Later, an adjustment to the committee’s composition was made when Ambassador Yusuf Mamman, Chief Ayo Adebanjo, Chief A.K. Horsfall, Mr. Ayo Opadokun, Mrs. Ayoka Lawani, Dr. Arthur Nwakwo and Chief Solomon Asemota (SAN) were replaced by Dr. Stella O. Dorgu, Valentine Ahams, Mohammed Babangida Umar, Alhaji Abdulhamid Hassan, Adeniyi Akintola, Sunday Kuku Iyakwo, and Dr. Olu Agunloye. The Chairmanship had earlier changed when Chief Clement Ebri took over from Ambassador Yusuf Mamman following his resignation as chairman and Dr. Shettima Mustafa was elected deputy chairman.
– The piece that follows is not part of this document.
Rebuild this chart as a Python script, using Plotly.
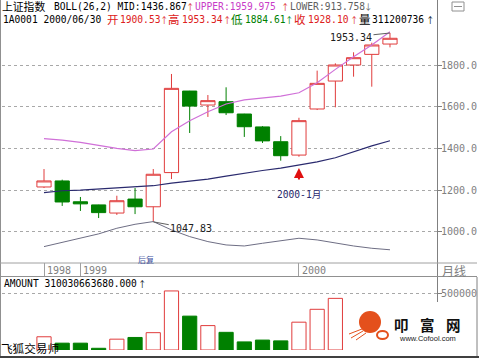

On February 28, 2001, Chief Ebri submitted the final report of his committee’s work to President Obasanjo, the recommendations of which today have not been implemented. The committee recommended ‘that emerging from prolonged military rule, which suppressed free speech, Nigerians once again had the opportunity to voice out their deepest concerns about a country which they cherished so much and in several voices, wished for its rapid growth and maturity into an economically viable, politically stable and socially robust nation in the great African continent.

In this sea of discordant voices, one could clearly discern criticisms of the 1999 Constitution as a military enactment with unitary command features. Nigerians, who spoke or wrote on the Constitution, were unequivocal in their condemnation of the Constitution, which they believed had sounded the death knell on our cherished federal system. For most Nigerians in a deeply traumatised setting, only a Sovereign National Conference, where Nigerians could freely assemble and renegotiate the basis on which they will be willing to continue to live together, would adequately address the contending national issues’.  I think it is high time we hold a Sovereign National Conference.